**Instructions for the task:** Restate the whole listing word for word. Pictures are left out.

-- Data excerpt start --

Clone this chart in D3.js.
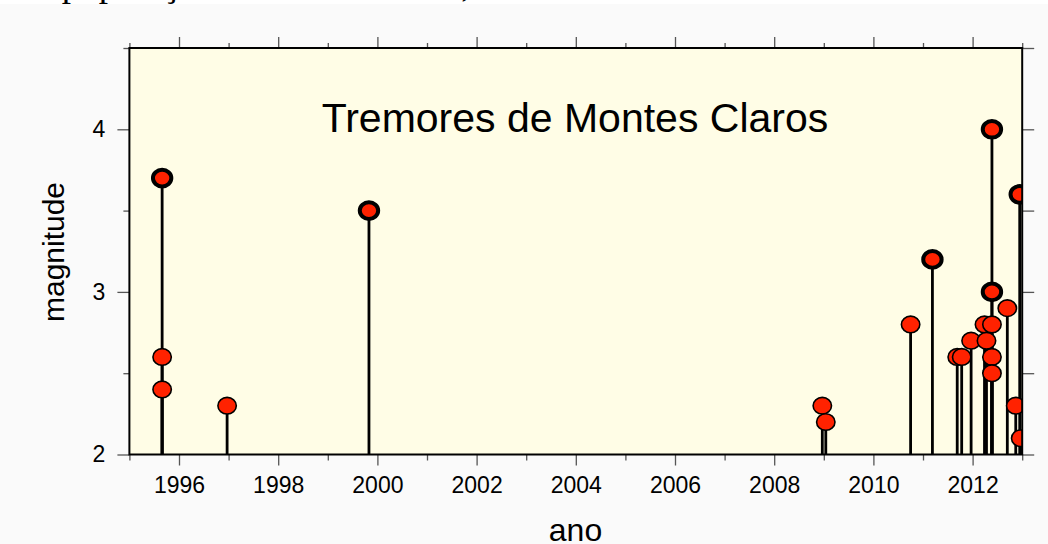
<!DOCTYPE html>
<html>
<head>
<meta charset="utf-8">
<script src="https://cdn.jsdelivr.net/npm/d3@7"></script>
<style>
  body { margin: 0; background: #fafafa; }
  svg { display: block; }
</style>
</head>
<body>
<div id="chart"></div>
<script>
// Events (decimal year) and their magnitudes, in time order
const years = [
  1995.66, 1995.66, 1995.66, 1996.97, 1999.83, 2008.97, 2009.04, 2010.75,
  2011.19, 2011.69, 2011.78, 2011.97, 2012.24, 2012.28, 2012.39, 2012.39,
  2012.39, 2012.39, 2012.39, 2012.70, 2012.87, 2012.95, 2012.97
];
const magnitudes = [
  3.7, 2.6, 2.4, 2.3, 3.5, 2.3, 2.2, 2.8,
  3.2, 2.6, 2.6, 2.7, 2.8, 2.7, 4.0, 3.0,
  2.8, 2.6, 2.5, 2.9, 2.3, 3.6, 2.1
];
const majorYears = [1996, 1998, 2000, 2002, 2004, 2006, 2008, 2010, 2012];
const minorYears = [1995, 1997, 1999, 2001, 2003, 2005, 2007, 2009, 2011, 2013];
const magTicks = [2, 3, 4];
const magMinor = [2.5, 3.5, 4.5];

const title = "Tremores de Montes Claros";
const xLabel = "ano";
const yLabel = "magnitude";
// line of the surrounding document, cut off by the top edge
const pageText = "a população da cidade sentiu,";

const data = years.map((y, i) => ({ year: y, mag: magnitudes[i] }));

const W = 1048, H = 544;
const margin = { top: 48, right: 25.8, bottom: 89.5, left: 129.4 };
const width = W - margin.left - margin.right;
const height = H - margin.top - margin.bottom;

const svg = d3.select("#chart").append("svg")
  .attr("width", W)
  .attr("height", H)
  .style("font-family", "'Liberation Sans', Arial, Helvetica, sans-serif");

// white strip with the cut-off line of document text above the figure
svg.append("rect").attr("x", 0).attr("y", 0).attr("width", W).attr("height", 4).attr("fill", "#fff");
svg.append("text")
  .attr("x", 36).attr("y", -4)
  .style("font-family", "'Liberation Serif', 'Times New Roman', serif")
  .style("font-size", "37px")
  .text(pageText);

const chart = svg.append("g").attr("transform", `translate(${margin.left},${margin.top})`);

const x = d3.scaleLinear().domain([1995, 2013]).range([0, width]);
const y = d3.scaleLinear().domain([2, 4.5]).range([height, 0]);

chart.append("defs").append("clipPath").attr("id", "plot-clip")
  .append("rect").attr("width", width).attr("height", height);

chart.append("rect")
  .attr("width", width)
  .attr("height", height)
  .attr("fill", "#fffde6");

chart.append("text")
  .attr("x", 575 - margin.left)
  .attr("y", 132 - margin.top)
  .attr("text-anchor", "middle")
  .style("font-size", "41px")
  .text(title);

// axes
function styleAxis(g) {
  g.select(".domain").remove();
  g.selectAll(".tick line").attr("stroke", "#555").attr("stroke-width", 1.3);
  g.selectAll(".tick text").attr("fill", "#000").style("font-size", "23px")
    .style("font-family", "'Liberation Sans', Arial, sans-serif");
}

chart.append("g").attr("transform", `translate(0,${height})`)
  .call(d3.axisBottom(x).tickValues(majorYears).tickSize(11).tickPadding(11.5).tickFormat(d3.format("d")))
  .call(styleAxis);
chart.append("g").attr("transform", `translate(0,${height})`)
  .call(d3.axisBottom(x).tickValues(minorYears).tickSize(6).tickFormat(""))
  .call(styleAxis);
chart.append("g")
  .call(d3.axisTop(x).tickValues(majorYears).tickSize(11).tickFormat(""))
  .call(styleAxis);
chart.append("g")
  .call(d3.axisTop(x).tickValues(minorYears).tickSize(5).tickFormat(""))
  .call(styleAxis);
chart.append("g")
  .call(d3.axisLeft(y).tickValues(magTicks).tickSize(12).tickPadding(12).tickFormat(d3.format("d")))
  .call(styleAxis);
chart.append("g")
  .call(d3.axisLeft(y).tickValues(magMinor).tickSize(6).tickFormat(""))
  .call(styleAxis);
chart.append("g").attr("transform", `translate(${width},0)`)
  .call(d3.axisRight(y).tickValues(magTicks.concat(magMinor)).tickSize(12).tickFormat(""))
  .call(styleAxis);

// stems and markers
const plot = chart.append("g").attr("clip-path", "url(#plot-clip)");

plot.selectAll(".stem").data(data).join("line")
  .attr("class", "stem")
  .attr("x1", d => x(d.year)).attr("x2", d => x(d.year))
  .attr("y1", y(2)).attr("y2", d => y(d.mag))
  .attr("stroke", "#000")
  .attr("stroke-width", 2.8);

plot.selectAll(".dot").data(data).join("ellipse")
  .attr("class", "dot")
  .attr("cx", d => x(d.year))
  .attr("cy", d => y(d.mag))
  .attr("rx", 9.2)
  .attr("ry", 8.3)
  .attr("fill", "#ff2200")
  .attr("stroke", "#000")
  .attr("stroke-width", d => d.mag >= 3 ? 4 : 1.6);

// frame
chart.append("rect")
  .attr("width", width)
  .attr("height", height)
  .attr("fill", "none")
  .attr("stroke", "#000")
  .attr("stroke-width", 2);

// axis titles
svg.append("text")
  .attr("x", 575.5)
  .attr("y", 541)
  .attr("text-anchor", "middle")
  .style("font-size", "32px")
  .text(xLabel);

svg.append("text")
  .attr("transform", `translate(64,252) rotate(-90)`)
  .attr("text-anchor", "middle")
  .style("font-size", "30px")
  .text(yLabel);
</script>
</body>
</html>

-- Data excerpt end --

**Exercise result:**
Clone this chart in D3.js.
<!DOCTYPE html>
<html>
<head>
<meta charset="utf-8">
<script src="https://cdn.jsdelivr.net/npm/d3@7"></script>
<style>
  body { margin: 0; background: #fafafa; }
  svg { display: block; }
</style>
</head>
<body>
<div id="chart"></div>
<script>
// Events (decimal year) and their magnitudes, in time order
const years = [
  1995.66, 1995.66, 1995.66, 1996.97, 1999.83, 2008.97, 2009.04, 2010.75,
  2011.19, 2011.69, 2011.78, 2011.97, 2012.24, 2012.28, 2012.39, 2012.39,
  2012.39, 2012.39, 2012.39, 2012.70, 2012.87, 2012.95, 2012.97
];
const magnitudes = [
  3.7, 2.6, 2.4, 2.3, 3.5, 2.3, 2.2, 2.8,
  3.2, 2.6, 2.6, 2.7, 2.8, 2.7, 4.0, 3.0,
  2.8, 2.6, 2.5, 2.9, 2.3, 3.6, 2.1
];
const majorYears = [1996, 1998, 2000, 2002, 2004, 2006, 2008, 2010, 2012];
const minorYears = [1995, 1997, 1999, 2001, 2003, 2005, 2007, 2009, 2011, 2013];
const magTicks = [2, 3, 4];
const magMinor = [2.5, 3.5, 4.5];

const title = "Tremores de Montes Claros";
const xLabel = "ano";
const yLabel = "magnitude";
// line of the surrounding document, cut off by the top edge
const pageText = "a população da cidade sentiu,";

const data = years.map((y, i) => ({ year: y, mag: magnitudes[i] }));

const W = 1048, H = 544;
const margin = { top: 48, right: 25.8, bottom: 89.5, left: 129.4 };
const width = W - margin.left - margin.right;
const height = H - margin.top - margin.bottom;

const svg = d3.select("#chart").append("svg")
  .attr("width", W)
  .attr("height", H)
  .style("font-family", "'Liberation Sans', Arial, Helvetica, sans-serif");

// white strip with the cut-off line of document text above the figure
svg.append("rect").attr("x", 0).attr("y", 0).attr("width", W).attr("height", 4).attr("fill", "#fff");
svg.append("text")
  .attr("x", 36).attr("y", -4)
  .style("font-family", "'Liberation Serif', 'Times New Roman', serif")
  .style("font-size", "37px")
  .text(pageText);

const chart = svg.append("g").attr("transform", `translate(${margin.left},${margin.top})`);

const x = d3.scaleLinear().domain([1995, 2013]).range([0, width]);
const y = d3.scaleLinear().domain([2, 4.5]).range([height, 0]);

chart.append("defs").append("clipPath").attr("id", "plot-clip")
  .append("rect").attr("width", width).attr("height", height);

chart.append("rect")
  .attr("width", width)
  .attr("height", height)
  .attr("fill", "#fffde6");

chart.append("text")
  .attr("x", 575 - margin.left)
  .attr("y", 132 - margin.top)
  .attr("text-anchor", "middle")
  .style("font-size", "41px")
  .text(title);

// axes
function styleAxis(g) {
  g.select(".domain").remove();
  g.selectAll(".tick line").attr("stroke", "#555").attr("stroke-width", 1.3);
  g.selectAll(".tick text").attr("fill", "#000").style("font-size", "23px")
    .style("font-family", "'Liberation Sans', Arial, sans-serif");
}

chart.append("g").attr("transform", `translate(0,${height})`)
  .call(d3.axisBottom(x).tickValues(majorYears).tickSize(11).tickPadding(11.5).tickFormat(d3.format("d")))
  .call(styleAxis);
chart.append("g").attr("transform", `translate(0,${height})`)
  .call(d3.axisBottom(x).tickValues(minorYears).tickSize(6).tickFormat(""))
  .call(styleAxis);
chart.append("g")
  .call(d3.axisTop(x).tickValues(majorYears).tickSize(11).tickFormat(""))
  .call(styleAxis);
chart.append("g")
  .call(d3.axisTop(x).tickValues(minorYears).tickSize(5).tickFormat(""))
  .call(styleAxis);
chart.append("g")
  .call(d3.axisLeft(y).tickValues(magTicks).tickSize(12).tickPadding(12).tickFormat(d3.format("d")))
  .call(styleAxis);
chart.append("g")
  .call(d3.axisLeft(y).tickValues(magMinor).tickSize(6).tickFormat(""))
  .call(styleAxis);
chart.append("g").attr("transform", `translate(${width},0)`)
  .call(d3.axisRight(y).tickValues(magTicks.concat(magMinor)).tickSize(12).tickFormat(""))
  .call(styleAxis);

// stems and markers
const plot = chart.append("g").attr("clip-path", "url(#plot-clip)");

plot.selectAll(".stem").data(data).join("line")
  .attr("class", "stem")
  .attr("x1", d => x(d.year)).attr("x2", d => x(d.year))
  .attr("y1", y(2)).attr("y2", d => y(d.mag))
  .attr("stroke", "#000")
  .attr("stroke-width", 2.8);

plot.selectAll(".dot").data(data).join("ellipse")
  .attr("class", "dot")
  .attr("cx", d => x(d.year))
  .attr("cy", d => y(d.mag))
  .attr("rx", 9.2)
  .attr("ry", 8.3)
  .attr("fill", "#ff2200")
  .attr("stroke", "#000")
  .attr("stroke-width", d => d.mag >= 3 ? 4 : 1.6);

// frame
chart.append("rect")
  .attr("width", width)
  .attr("height", height)
  .attr("fill", "none")
  .attr("stroke", "#000")
  .attr("stroke-width", 2);

// axis titles
svg.append("text")
  .attr("x", 575.5)
  .attr("y", 541)
  .attr("text-anchor", "middle")
  .style("font-size", "32px")
  .text(xLabel);

svg.append("text")
  .attr("transform", `translate(64,252) rotate(-90)`)
  .attr("text-anchor", "middle")
  .style("font-size", "30px")
  .text(yLabel);
</script>
</body>
</html>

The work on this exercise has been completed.